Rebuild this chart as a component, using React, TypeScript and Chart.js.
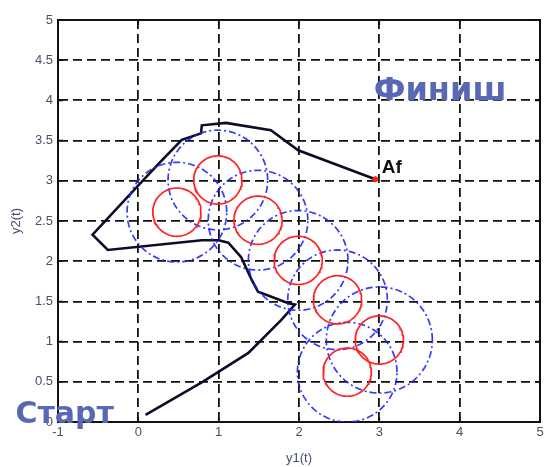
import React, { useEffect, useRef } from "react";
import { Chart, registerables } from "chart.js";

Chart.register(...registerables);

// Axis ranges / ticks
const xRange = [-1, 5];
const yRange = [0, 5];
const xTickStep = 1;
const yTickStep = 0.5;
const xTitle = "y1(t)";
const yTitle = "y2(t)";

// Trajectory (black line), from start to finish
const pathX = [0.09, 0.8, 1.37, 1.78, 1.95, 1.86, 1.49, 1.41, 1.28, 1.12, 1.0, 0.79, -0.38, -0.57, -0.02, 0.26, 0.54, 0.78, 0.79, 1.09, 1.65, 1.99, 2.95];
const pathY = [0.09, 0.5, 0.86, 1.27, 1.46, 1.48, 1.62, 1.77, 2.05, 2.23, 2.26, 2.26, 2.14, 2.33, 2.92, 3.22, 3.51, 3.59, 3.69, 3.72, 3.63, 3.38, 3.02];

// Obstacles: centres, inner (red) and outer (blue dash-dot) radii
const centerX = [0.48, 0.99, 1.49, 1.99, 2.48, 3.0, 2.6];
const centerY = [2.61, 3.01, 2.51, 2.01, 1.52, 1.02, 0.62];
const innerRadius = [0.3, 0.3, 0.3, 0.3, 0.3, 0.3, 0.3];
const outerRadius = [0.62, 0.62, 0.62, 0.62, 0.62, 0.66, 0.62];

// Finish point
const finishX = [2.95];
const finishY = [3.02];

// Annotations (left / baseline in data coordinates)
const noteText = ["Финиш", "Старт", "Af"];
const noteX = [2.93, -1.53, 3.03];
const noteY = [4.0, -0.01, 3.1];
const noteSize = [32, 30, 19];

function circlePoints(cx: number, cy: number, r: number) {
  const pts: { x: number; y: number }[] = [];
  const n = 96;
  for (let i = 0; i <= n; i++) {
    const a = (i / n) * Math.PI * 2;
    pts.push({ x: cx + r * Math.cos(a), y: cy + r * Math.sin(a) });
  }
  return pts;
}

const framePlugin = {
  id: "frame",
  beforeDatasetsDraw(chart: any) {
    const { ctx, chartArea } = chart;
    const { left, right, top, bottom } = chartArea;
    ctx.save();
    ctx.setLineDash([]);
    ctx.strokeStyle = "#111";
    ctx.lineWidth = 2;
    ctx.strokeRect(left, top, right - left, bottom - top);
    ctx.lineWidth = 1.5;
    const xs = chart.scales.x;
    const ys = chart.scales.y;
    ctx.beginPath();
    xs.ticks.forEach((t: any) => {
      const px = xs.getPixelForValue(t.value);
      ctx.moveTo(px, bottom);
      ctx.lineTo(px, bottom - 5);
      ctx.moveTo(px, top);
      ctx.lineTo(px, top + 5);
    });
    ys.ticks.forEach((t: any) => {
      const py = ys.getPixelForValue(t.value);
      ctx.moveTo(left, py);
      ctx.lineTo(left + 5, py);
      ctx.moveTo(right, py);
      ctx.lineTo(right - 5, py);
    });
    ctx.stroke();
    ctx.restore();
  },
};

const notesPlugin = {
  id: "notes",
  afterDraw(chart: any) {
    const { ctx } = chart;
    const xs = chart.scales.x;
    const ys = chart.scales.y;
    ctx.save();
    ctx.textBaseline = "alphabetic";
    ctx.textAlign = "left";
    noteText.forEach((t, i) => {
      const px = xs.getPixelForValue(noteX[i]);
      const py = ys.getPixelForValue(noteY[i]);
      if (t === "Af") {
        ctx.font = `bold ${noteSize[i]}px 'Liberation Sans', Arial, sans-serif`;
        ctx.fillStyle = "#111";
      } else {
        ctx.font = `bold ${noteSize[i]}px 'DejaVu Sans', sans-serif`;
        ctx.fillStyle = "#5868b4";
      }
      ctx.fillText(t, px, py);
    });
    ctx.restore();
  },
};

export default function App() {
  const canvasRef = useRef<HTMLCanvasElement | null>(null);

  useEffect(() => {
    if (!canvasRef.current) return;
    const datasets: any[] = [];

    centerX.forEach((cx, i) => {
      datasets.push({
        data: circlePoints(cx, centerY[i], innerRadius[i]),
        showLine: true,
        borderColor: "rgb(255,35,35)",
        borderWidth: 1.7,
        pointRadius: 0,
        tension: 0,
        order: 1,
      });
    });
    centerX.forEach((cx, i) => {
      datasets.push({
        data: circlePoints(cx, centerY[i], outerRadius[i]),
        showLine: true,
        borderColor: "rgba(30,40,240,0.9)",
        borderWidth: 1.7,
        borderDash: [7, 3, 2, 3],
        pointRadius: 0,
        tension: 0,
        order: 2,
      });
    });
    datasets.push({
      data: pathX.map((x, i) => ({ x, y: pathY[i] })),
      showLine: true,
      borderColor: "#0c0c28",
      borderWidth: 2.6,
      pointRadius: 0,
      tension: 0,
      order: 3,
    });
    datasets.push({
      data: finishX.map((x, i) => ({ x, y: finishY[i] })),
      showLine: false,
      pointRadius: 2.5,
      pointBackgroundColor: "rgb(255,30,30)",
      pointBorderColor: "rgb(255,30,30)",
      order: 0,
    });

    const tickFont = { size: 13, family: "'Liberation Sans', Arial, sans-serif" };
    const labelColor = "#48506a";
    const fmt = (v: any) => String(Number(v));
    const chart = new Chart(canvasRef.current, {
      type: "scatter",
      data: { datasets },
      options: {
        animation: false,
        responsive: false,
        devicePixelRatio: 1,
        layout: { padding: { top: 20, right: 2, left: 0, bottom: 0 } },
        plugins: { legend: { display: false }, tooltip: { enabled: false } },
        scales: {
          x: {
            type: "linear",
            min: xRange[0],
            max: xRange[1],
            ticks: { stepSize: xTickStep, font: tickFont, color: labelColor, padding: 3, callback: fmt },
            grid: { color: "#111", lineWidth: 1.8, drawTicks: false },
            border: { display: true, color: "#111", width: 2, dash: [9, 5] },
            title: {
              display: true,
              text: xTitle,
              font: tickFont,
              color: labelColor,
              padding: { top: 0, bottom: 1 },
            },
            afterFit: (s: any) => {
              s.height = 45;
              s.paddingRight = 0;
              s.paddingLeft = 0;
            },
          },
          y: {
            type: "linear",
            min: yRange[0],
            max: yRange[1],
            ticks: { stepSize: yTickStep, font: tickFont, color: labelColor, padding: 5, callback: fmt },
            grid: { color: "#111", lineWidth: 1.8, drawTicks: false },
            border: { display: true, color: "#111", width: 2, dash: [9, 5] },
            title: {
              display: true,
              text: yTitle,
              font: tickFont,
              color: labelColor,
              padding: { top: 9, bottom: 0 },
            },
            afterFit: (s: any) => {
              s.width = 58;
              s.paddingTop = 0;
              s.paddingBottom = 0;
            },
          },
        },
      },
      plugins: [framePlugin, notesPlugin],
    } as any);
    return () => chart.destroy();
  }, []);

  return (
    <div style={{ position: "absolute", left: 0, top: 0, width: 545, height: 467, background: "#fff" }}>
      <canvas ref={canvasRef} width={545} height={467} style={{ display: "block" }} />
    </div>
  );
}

=====

Every line above should be repeated exactly; pictures stay out of the copy.

### SOLVED EXERCISE
Rebuild this chart as a component, using React, TypeScript and Chart.js.
import React, { useEffect, useRef } from "react";
import { Chart, registerables } from "chart.js";

Chart.register(...registerables);

// Axis ranges / ticks
const xRange = [-1, 5];
const yRange = [0, 5];
const xTickStep = 1;
const yTickStep = 0.5;
const xTitle = "y1(t)";
const yTitle = "y2(t)";

// Trajectory (black line), from start to finish
const pathX = [0.09, 0.8, 1.37, 1.78, 1.95, 1.86, 1.49, 1.41, 1.28, 1.12, 1.0, 0.79, -0.38, -0.57, -0.02, 0.26, 0.54, 0.78, 0.79, 1.09, 1.65, 1.99, 2.95];
const pathY = [0.09, 0.5, 0.86, 1.27, 1.46, 1.48, 1.62, 1.77, 2.05, 2.23, 2.26, 2.26, 2.14, 2.33, 2.92, 3.22, 3.51, 3.59, 3.69, 3.72, 3.63, 3.38, 3.02];

// Obstacles: centres, inner (red) and outer (blue dash-dot) radii
const centerX = [0.48, 0.99, 1.49, 1.99, 2.48, 3.0, 2.6];
const centerY = [2.61, 3.01, 2.51, 2.01, 1.52, 1.02, 0.62];
const innerRadius = [0.3, 0.3, 0.3, 0.3, 0.3, 0.3, 0.3];
const outerRadius = [0.62, 0.62, 0.62, 0.62, 0.62, 0.66, 0.62];

// Finish point
const finishX = [2.95];
const finishY = [3.02];

// Annotations (left / baseline in data coordinates)
const noteText = ["Финиш", "Старт", "Af"];
const noteX = [2.93, -1.53, 3.03];
const noteY = [4.0, -0.01, 3.1];
const noteSize = [32, 30, 19];

function circlePoints(cx: number, cy: number, r: number) {
  const pts: { x: number; y: number }[] = [];
  const n = 96;
  for (let i = 0; i <= n; i++) {
    const a = (i / n) * Math.PI * 2;
    pts.push({ x: cx + r * Math.cos(a), y: cy + r * Math.sin(a) });
  }
  return pts;
}

const framePlugin = {
  id: "frame",
  beforeDatasetsDraw(chart: any) {
    const { ctx, chartArea } = chart;
    const { left, right, top, bottom } = chartArea;
    ctx.save();
    ctx.setLineDash([]);
    ctx.strokeStyle = "#111";
    ctx.lineWidth = 2;
    ctx.strokeRect(left, top, right - left, bottom - top);
    ctx.lineWidth = 1.5;
    const xs = chart.scales.x;
    const ys = chart.scales.y;
    ctx.beginPath();
    xs.ticks.forEach((t: any) => {
      const px = xs.getPixelForValue(t.value);
      ctx.moveTo(px, bottom);
      ctx.lineTo(px, bottom - 5);
      ctx.moveTo(px, top);
      ctx.lineTo(px, top + 5);
    });
    ys.ticks.forEach((t: any) => {
      const py = ys.getPixelForValue(t.value);
      ctx.moveTo(left, py);
      ctx.lineTo(left + 5, py);
      ctx.moveTo(right, py);
      ctx.lineTo(right - 5, py);
    });
    ctx.stroke();
    ctx.restore();
  },
};

const notesPlugin = {
  id: "notes",
  afterDraw(chart: any) {
    const { ctx } = chart;
    const xs = chart.scales.x;
    const ys = chart.scales.y;
    ctx.save();
    ctx.textBaseline = "alphabetic";
    ctx.textAlign = "left";
    noteText.forEach((t, i) => {
      const px = xs.getPixelForValue(noteX[i]);
      const py = ys.getPixelForValue(noteY[i]);
      if (t === "Af") {
        ctx.font = `bold ${noteSize[i]}px 'Liberation Sans', Arial, sans-serif`;
        ctx.fillStyle = "#111";
      } else {
        ctx.font = `bold ${noteSize[i]}px 'DejaVu Sans', sans-serif`;
        ctx.fillStyle = "#5868b4";
      }
      ctx.fillText(t, px, py);
    });
    ctx.restore();
  },
};

export default function App() {
  const canvasRef = useRef<HTMLCanvasElement | null>(null);

  useEffect(() => {
    if (!canvasRef.current) return;
    const datasets: any[] = [];

    centerX.forEach((cx, i) => {
      datasets.push({
        data: circlePoints(cx, centerY[i], innerRadius[i]),
        showLine: true,
        borderColor: "rgb(255,35,35)",
        borderWidth: 1.7,
        pointRadius: 0,
        tension: 0,
        order: 1,
      });
    });
    centerX.forEach((cx, i) => {
      datasets.push({
        data: circlePoints(cx, centerY[i], outerRadius[i]),
        showLine: true,
        borderColor: "rgba(30,40,240,0.9)",
        borderWidth: 1.7,
        borderDash: [7, 3, 2, 3],
        pointRadius: 0,
        tension: 0,
        order: 2,
      });
    });
    datasets.push({
      data: pathX.map((x, i) => ({ x, y: pathY[i] })),
      showLine: true,
      borderColor: "#0c0c28",
      borderWidth: 2.6,
      pointRadius: 0,
      tension: 0,
      order: 3,
    });
    datasets.push({
      data: finishX.map((x, i) => ({ x, y: finishY[i] })),
      showLine: false,
      pointRadius: 2.5,
      pointBackgroundColor: "rgb(255,30,30)",
      pointBorderColor: "rgb(255,30,30)",
      order: 0,
    });

    const tickFont = { size: 13, family: "'Liberation Sans', Arial, sans-serif" };
    const labelColor = "#48506a";
    const fmt = (v: any) => String(Number(v));
    const chart = new Chart(canvasRef.current, {
      type: "scatter",
      data: { datasets },
      options: {
        animation: false,
        responsive: false,
        devicePixelRatio: 1,
        layout: { padding: { top: 20, right: 2, left: 0, bottom: 0 } },
        plugins: { legend: { display: false }, tooltip: { enabled: false } },
        scales: {
          x: {
            type: "linear",
            min: xRange[0],
            max: xRange[1],
            ticks: { stepSize: xTickStep, font: tickFont, color: labelColor, padding: 3, callback: fmt },
            grid: { color: "#111", lineWidth: 1.8, drawTicks: false },
            border: { display: true, color: "#111", width: 2, dash: [9, 5] },
            title: {
              display: true,
              text: xTitle,
              font: tickFont,
              color: labelColor,
              padding: { top: 0, bottom: 1 },
            },
            afterFit: (s: any) => {
              s.height = 45;
              s.paddingRight = 0;
              s.paddingLeft = 0;
            },
          },
          y: {
            type: "linear",
            min: yRange[0],
            max: yRange[1],
            ticks: { stepSize: yTickStep, font: tickFont, color: labelColor, padding: 5, callback: fmt },
            grid: { color: "#111", lineWidth: 1.8, drawTicks: false },
            border: { display: true, color: "#111", width: 2, dash: [9, 5] },
            title: {
              display: true,
              text: yTitle,
              font: tickFont,
              color: labelColor,
              padding: { top: 9, bottom: 0 },
            },
            afterFit: (s: any) => {
              s.width = 58;
              s.paddingTop = 0;
              s.paddingBottom = 0;
            },
          },
        },
      },
      plugins: [framePlugin, notesPlugin],
    } as any);
    return () => chart.destroy();
  }, []);

  return (
    <div style={{ position: "absolute", left: 0, top: 0, width: 545, height: 467, background: "#fff" }}>
      <canvas ref={canvasRef} width={545} height={467} style={{ display: "block" }} />
    </div>
  );
}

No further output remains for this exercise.